The push for a secession amendment and People’s Assemblies are party of NASA’s strategies, as it lacks numbers in Parliament.

If the IEBC is satisfied the requirements are met, Kaluma will then submit the draft bill to each county assembly within three months.

The Opposition controls 18 of 47 county assemblies.

If approved by the majority of assemblies, the Bill will be introduced in Parliament for approval before a referendum is held.
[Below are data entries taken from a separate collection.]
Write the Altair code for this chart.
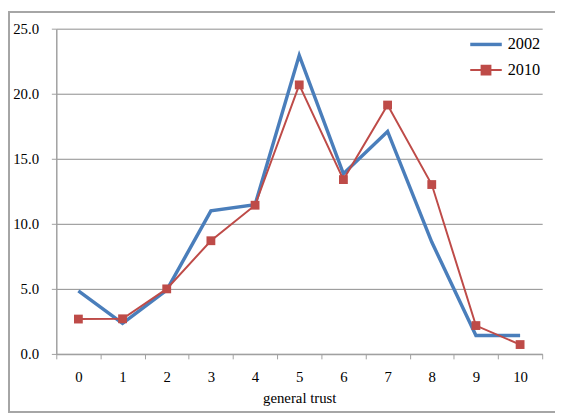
import altair as alt
import pandas as pd

categories = ["0", "1", "2", "3", "4", "5", "6", "7", "8", "9", "10"]
series_names = ["2002", "2010"]
values_2002 = [4.85, 2.35, 4.9, 11.0, 11.47, 22.95, 13.85, 17.1, 8.6, 1.42, 1.42]
values_2010 = [2.68, 2.7, 5.0, 8.7, 11.43, 20.68, 13.4, 19.13, 13.02, 2.18, 0.72]
y_ticks = [0, 5, 10, 15, 20, 25]

colors = ["#4A7EBB", "#BE4B48"]
widths = [3.5, 2.0]
legend_paths = [
    "M-1,0L1,0",
    "M-1,0L1,0M-0.28,-0.28L0.28,-0.28L0.28,0.28L-0.28,0.28Z",
]

rows = []
for s, vals in zip(series_names, [values_2002, values_2010]):
    for c, v in zip(categories, vals):
        rows.append({"trust": c, "value": v, "series": s})
df = pd.DataFrame(rows)

W, H = 493, 330
PL, PT, PR, PB = 49, 18, 13, 60
FONT = "Liberation Serif"

x_enc = alt.X(
    "trust:O",
    sort=categories,
    scale=alt.Scale(paddingInner=0, paddingOuter=0),
    axis=alt.Axis(
        title="general trust",
        labelAngle=0,
        tickBand="extent",
        tickSize=5,
        labelPadding=11,
        titlePadding=6,
        grid=False,
        domainColor="#a0a0a0",
        tickColor="#a0a0a0",
        domainWidth=1.5,
        labelFont=FONT,
        titleFont=FONT,
        labelFontSize=15,
        titleFontSize=15,
        titleFontWeight="normal",
        labelColor="#000000",
        titleColor="#000000",
    ),
)
y_enc = alt.Y(
    "value:Q",
    scale=alt.Scale(domain=[0, 25], nice=False),
    axis=alt.Axis(
        title=None,
        values=y_ticks,
        format=".1f",
        tickSize=5,
        labelPadding=13,
        grid=True,
        gridColor="#8c8c8c",
        domainColor="#a0a0a0",
        tickColor="#a0a0a0",
        domainWidth=1.5,
        labelFont=FONT,
        labelFontSize=15,
        labelColor="#000000",
    ),
)

line_2002 = alt.Chart(df).transform_filter(alt.datum.series == "2002").mark_line(
    color=colors[0], strokeWidth=widths[0]
).encode(x=x_enc, y=y_enc)

line_2010 = alt.Chart(df).transform_filter(alt.datum.series == "2010").mark_line(
    color=colors[1], strokeWidth=widths[1]
).encode(x=x_enc, y=y_enc)

markers = alt.Chart(df).transform_filter(alt.datum.series == "2010").mark_point(
    shape="square", filled=True, size=80, opacity=1, color=colors[1]
).encode(x=x_enc, y=y_enc)

legend = alt.Legend(
    title=None,
    orient="none",
    legendX=418,
    legendY=-2,
    labelFont=FONT,
    labelFontSize=16.5,
    labelColor="#000000",
    symbolSize=1024,
    labelOffset=4,
    rowPadding=-4,
    symbolOpacity=1,
)
legend_layer = alt.Chart(df).transform_filter("false").mark_point(filled=True, opacity=1).encode(
    x=x_enc,
    y=y_enc,
    shape=alt.Shape("series:N", scale=alt.Scale(domain=series_names, range=legend_paths), legend=legend),
    fill=alt.Fill("series:N", scale=alt.Scale(domain=series_names, range=colors), legend=legend),
    stroke=alt.Stroke("series:N", scale=alt.Scale(domain=series_names, range=colors), legend=legend),
    strokeWidth=alt.StrokeWidth("series:N", scale=alt.Scale(domain=series_names, range=widths), legend=legend),
)

border_color = "#a6a6a6"
border_left = alt.Chart(df).mark_rule(color=border_color, strokeWidth=1.5).encode(
    x=alt.value(-PL + 0.75), y=alt.value(-PT + 0.5), y2=alt.value(H + PB - 1)
)
border_top = alt.Chart(df).mark_rule(color=border_color, strokeWidth=1.5).encode(
    x=alt.value(-PL), x2=alt.value(W + PR), y=alt.value(-PT + 0.75)
)
border_bottom = alt.Chart(df).mark_rule(color=border_color, strokeWidth=1.5).encode(
    x=alt.value(-PL), x2=alt.value(W + PR), y=alt.value(H + PB - 1)
)

chart = alt.layer(
    border_left, border_top, border_bottom, line_2002, line_2010, markers, legend_layer
).properties(
    width=W,
    height=H,
    padding={"left": PL, "top": PT, "right": PR, "bottom": PB},
    autosize=alt.AutoSizeParams(type="none"),
    background="#ffffff",
).configure_view(stroke=None)

chart.save("out.html", embed_options={"renderer": "svg", "actions": False})
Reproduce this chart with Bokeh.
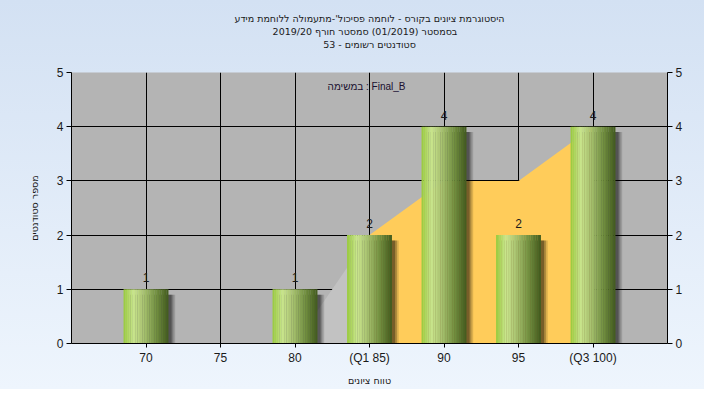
from bokeh.plotting import figure
from bokeh.models import FixedTicker, LinearAxis, Range1d, Title, Label
from bokeh.core.properties import value
from bokeh.embed import file_html
from bokeh.resources import INLINE

# ---------------- data ----------------
title_lines = [
    "היסטוגרמת ציונים בקורס - לוחמה פסיכול'-מתעמולה ללוחמת מידע",
    "בסמסטר  (01/2019)  סמסטר חורף  2019/20",
    "סטודנטים רשומים - 53",
]
task_label = "במשימה : Final_B"
x_axis_title = "טווח ציונים"
y_axis_title = "מספר סטודנטים"

grades = [70, 75, 80, 85, 90, 95, 100]
tick_labels = ["70", "75", "80", "(Q1 85)", "90", "95", "(Q3 100)"]
counts = [1, 0, 1, 2, 4, 2, 4]
y_ticks = [0, 1, 2, 3, 4, 5]

band_x = [80, 85, 90, 95, 100]
band_y = [0, 2, 3, 3, 4]
q1_grade = 85

# ---------------- style ----------------
FONT = "Liberation Sans"
HEB = "DejaVu Sans"
MIX = "Liberation Sans, DejaVu Sans"
TXT = "#1a1a1a"
BAR_W = 3.0
N_STRIPS = 26
stops = [(0.0, (152, 202, 60)), (0.22, (202, 230, 142)), (0.45, (168, 194, 112)),
         (0.72, (116, 146, 66)), (1.0, (66, 90, 30))]


def grad(t):
    for (t0, c0), (t1, c1) in zip(stops[:-1], stops[1:]):
        if t0 <= t <= t1:
            f = (t - t0) / (t1 - t0)
            return "#%02x%02x%02x" % tuple(int(round(a + (b - a) * f)) for a, b in zip(c0, c1))
    return "#%02x%02x%02x" % stops[-1][1]


p = figure(width=704, height=389, output_backend="svg", toolbar_location=None, title=None,
           x_range=Range1d(65, 105), y_range=Range1d(0, 5),
           min_border_left=71, min_border_right=37, min_border_bottom=46, min_border_top=72)
p.border_fill_color = None
p.styles = {"background": "linear-gradient(to bottom, #d3e1f3, #eef5fd)"}
p.background_fill_color = "#b4b4b4"
p.outline_line_color = None

# spacer between the title block and the plot frame (first added = closest to frame)
p.add_layout(Title(text=" ", text_font_size="1px", standoff=20), "above")
for line in reversed(title_lines):
    t = Title(text=line, align="center", text_font=HEB, text_font_size="9.5px",
              text_font_style="normal", text_color=TXT, standoff=0)
    p.add_layout(t, "above")

# area band
split = band_x.index(q1_grade)
p.varea(x=band_x[:split + 1], y1=0, y2=band_y[:split + 1], fill_color="#c2c2c2")
p.varea(x=band_x[split:], y1=0, y2=band_y[split:], fill_color="#ffcc5a")

# shadows
sg = [g for g, c in zip(grades, counts) if c > 0]
sc = [c for c in counts if c > 0]
for dx, a in [(0.22, 0.30), (0.34, 0.22), (0.46, 0.14)]:
    p.vbar(x=[g + dx for g in sg], top=[c - 0.1 for c in sc], bottom=0, width=BAR_W,
           fill_color="black", fill_alpha=a, line_color=None)

# gradient bars as thin strips
xs, tops, cols = [], [], []
for g, c in zip(sg, sc):
    for i in range(N_STRIPS):
        t = (i + 0.5) / N_STRIPS
        xs.append(g - BAR_W / 2 + t * BAR_W)
        tops.append(c)
        cols.append(grad(t))
p.vbar(x=xs, top=tops, bottom=0, width=BAR_W / N_STRIPS * 1.12, fill_color=cols, line_color=None)

# value labels
p.text(x=sg, y=sc, text=[str(c) for c in sc], text_align="center", text_baseline="bottom",
       y_offset=-7, text_font=value(FONT), text_font_size="12px", text_color=TXT)

p.add_layout(Label(x=84.8, y=4.74, text=task_label, text_align="center", text_baseline="middle",
                   text_font=MIX, text_font_size="10px", text_color="#1a1030"))

# axes
p.xaxis.ticker = FixedTicker(ticks=grades)
p.xaxis.major_label_overrides = {g: l for g, l in zip(grades, tick_labels)}
p.yaxis.ticker = FixedTicker(ticks=y_ticks)
right = LinearAxis(ticker=FixedTicker(ticks=y_ticks))
p.add_layout(right, "right")

for ax in [p.xaxis[0], p.yaxis[0], right]:
    ax.axis_line_color = "black"
    ax.axis_line_width = 1
    ax.major_tick_line_color = "black"
    ax.major_tick_in = 0
    ax.major_tick_out = 5
    ax.minor_tick_line_color = None
    ax.major_label_text_font = FONT
    ax.major_label_text_font_size = "12px"
    ax.major_label_text_color = TXT
    ax.major_label_standoff = 3
    ax.axis_label_text_font = HEB
    ax.axis_label_text_font_size = "9.5px"
    ax.axis_label_text_font_style = "normal"
    ax.axis_label_text_color = TXT

p.xaxis[0].major_tick_out = 4
p.xaxis[0].axis_label = x_axis_title
p.xaxis[0].axis_label_standoff = 7
p.yaxis[0].axis_label = y_axis_title
p.yaxis[0].axis_label_standoff = 14

p.xgrid.ticker = FixedTicker(ticks=grades)
p.ygrid.ticker = FixedTicker(ticks=y_ticks)
for g in [p.xgrid[0], p.ygrid[0]]:
    g.grid_line_color = "black"
    g.grid_line_width = 1
    g.grid_line_alpha = 1.0

open("out.html", "w").write(file_html(p, INLINE))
At least 20 percent of registered voters in each of at least 24 counties must participate in the referendum for it to be approved
“If either of the House of Parliament fails to pass the bill——the proposed amendment shall be submitted to the people in a referendum,” reads Article 257{10}.
Article 255{1} says such a bill must be subjected to a referendum if it touches on the “territory of Kenya”.

However, with Jubilee controlling 29 county assemblies, the ruling alliance would kill the measure. That’s its best approach if Kaluma hits the one million mark.

Once the bill is passed in assemblies, NASA will ask its counties to come together and fashion a unitary administration that will give birth to The People’s Republic of Kenya.
It would be submitted to the government as an instrument of secession.

On Wednesday, ODM chairman John Mbadi accused the state of neglecting fishermen in the Migingo Island, saying it’s one reason “secession is urgent.”
“The people of some parts of this country feel they are on their own and need to chart their own destiny,” Mbadi said.

NASA has already tabled motions in the county assemblies to express disapproval of Uhuru Kenyatta’s presidency.

The opposition plans to table a secession bill in county assemblies from next Tuesday.